■ **Task to carry out**
Quote, verbatim, all material below, without pictures.

#### Collected material

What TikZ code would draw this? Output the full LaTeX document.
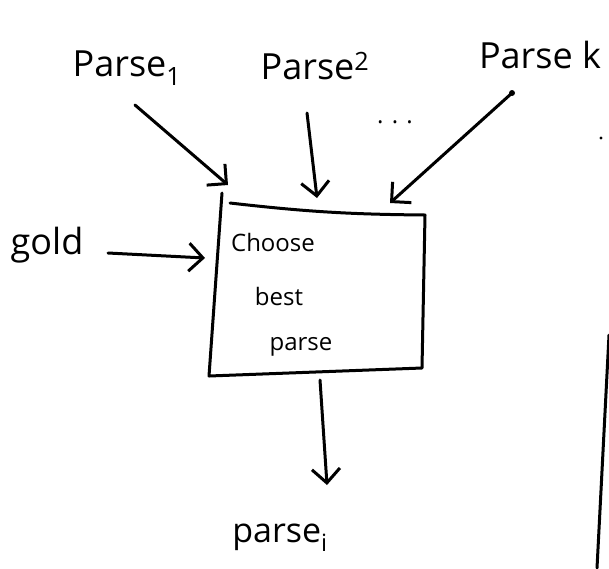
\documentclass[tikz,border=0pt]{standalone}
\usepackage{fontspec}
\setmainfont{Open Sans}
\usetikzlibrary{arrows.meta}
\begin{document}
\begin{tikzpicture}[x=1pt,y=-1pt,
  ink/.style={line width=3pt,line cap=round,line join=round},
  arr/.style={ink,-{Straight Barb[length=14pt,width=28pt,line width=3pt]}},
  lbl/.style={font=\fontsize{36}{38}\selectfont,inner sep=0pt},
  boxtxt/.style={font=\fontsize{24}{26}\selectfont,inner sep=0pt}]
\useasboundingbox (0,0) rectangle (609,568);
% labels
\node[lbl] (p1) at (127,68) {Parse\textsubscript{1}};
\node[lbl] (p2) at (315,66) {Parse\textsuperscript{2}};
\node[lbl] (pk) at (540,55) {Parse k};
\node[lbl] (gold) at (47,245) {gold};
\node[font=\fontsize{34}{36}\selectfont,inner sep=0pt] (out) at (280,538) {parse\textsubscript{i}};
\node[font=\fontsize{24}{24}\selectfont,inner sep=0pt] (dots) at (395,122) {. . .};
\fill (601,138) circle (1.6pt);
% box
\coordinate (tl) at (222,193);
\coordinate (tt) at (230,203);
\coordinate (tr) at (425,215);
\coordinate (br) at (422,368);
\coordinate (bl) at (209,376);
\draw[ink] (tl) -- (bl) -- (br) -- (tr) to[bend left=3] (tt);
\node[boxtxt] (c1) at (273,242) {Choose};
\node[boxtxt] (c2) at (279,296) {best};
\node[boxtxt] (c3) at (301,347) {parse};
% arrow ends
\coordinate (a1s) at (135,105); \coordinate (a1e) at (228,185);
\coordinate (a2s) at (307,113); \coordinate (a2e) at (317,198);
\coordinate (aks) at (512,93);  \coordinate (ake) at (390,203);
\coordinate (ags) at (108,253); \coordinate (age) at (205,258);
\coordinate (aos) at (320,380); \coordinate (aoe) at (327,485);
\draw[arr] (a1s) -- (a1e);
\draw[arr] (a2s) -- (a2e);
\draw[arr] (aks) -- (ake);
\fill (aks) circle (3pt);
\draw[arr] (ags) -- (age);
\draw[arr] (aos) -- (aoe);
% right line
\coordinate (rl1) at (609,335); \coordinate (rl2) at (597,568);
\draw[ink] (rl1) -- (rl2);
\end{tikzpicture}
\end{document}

########

■ **Response to this exercise**
What TikZ code would draw this? Output the full LaTeX document.
\documentclass[tikz,border=0pt]{standalone}
\usepackage{fontspec}
\setmainfont{Open Sans}
\usetikzlibrary{arrows.meta}
\begin{document}
\begin{tikzpicture}[x=1pt,y=-1pt,
  ink/.style={line width=3pt,line cap=round,line join=round},
  arr/.style={ink,-{Straight Barb[length=14pt,width=28pt,line width=3pt]}},
  lbl/.style={font=\fontsize{36}{38}\selectfont,inner sep=0pt},
  boxtxt/.style={font=\fontsize{24}{26}\selectfont,inner sep=0pt}]
\useasboundingbox (0,0) rectangle (609,568);
% labels
\node[lbl] (p1) at (127,68) {Parse\textsubscript{1}};
\node[lbl] (p2) at (315,66) {Parse\textsuperscript{2}};
\node[lbl] (pk) at (540,55) {Parse k};
\node[lbl] (gold) at (47,245) {gold};
\node[font=\fontsize{34}{36}\selectfont,inner sep=0pt] (out) at (280,538) {parse\textsubscript{i}};
\node[font=\fontsize{24}{24}\selectfont,inner sep=0pt] (dots) at (395,122) {. . .};
\fill (601,138) circle (1.6pt);
% box
\coordinate (tl) at (222,193);
\coordinate (tt) at (230,203);
\coordinate (tr) at (425,215);
\coordinate (br) at (422,368);
\coordinate (bl) at (209,376);
\draw[ink] (tl) -- (bl) -- (br) -- (tr) to[bend left=3] (tt);
\node[boxtxt] (c1) at (273,242) {Choose};
\node[boxtxt] (c2) at (279,296) {best};
\node[boxtxt] (c3) at (301,347) {parse};
% arrow ends
\coordinate (a1s) at (135,105); \coordinate (a1e) at (228,185);
\coordinate (a2s) at (307,113); \coordinate (a2e) at (317,198);
\coordinate (aks) at (512,93);  \coordinate (ake) at (390,203);
\coordinate (ags) at (108,253); \coordinate (age) at (205,258);
\coordinate (aos) at (320,380); \coordinate (aoe) at (327,485);
\draw[arr] (a1s) -- (a1e);
\draw[arr] (a2s) -- (a2e);
\draw[arr] (aks) -- (ake);
\fill (aks) circle (3pt);
\draw[arr] (ags) -- (age);
\draw[arr] (aos) -- (aoe);
% right line
\coordinate (rl1) at (609,335); \coordinate (rl2) at (597,568);
\draw[ink] (rl1) -- (rl2);
\end{tikzpicture}
\end{document}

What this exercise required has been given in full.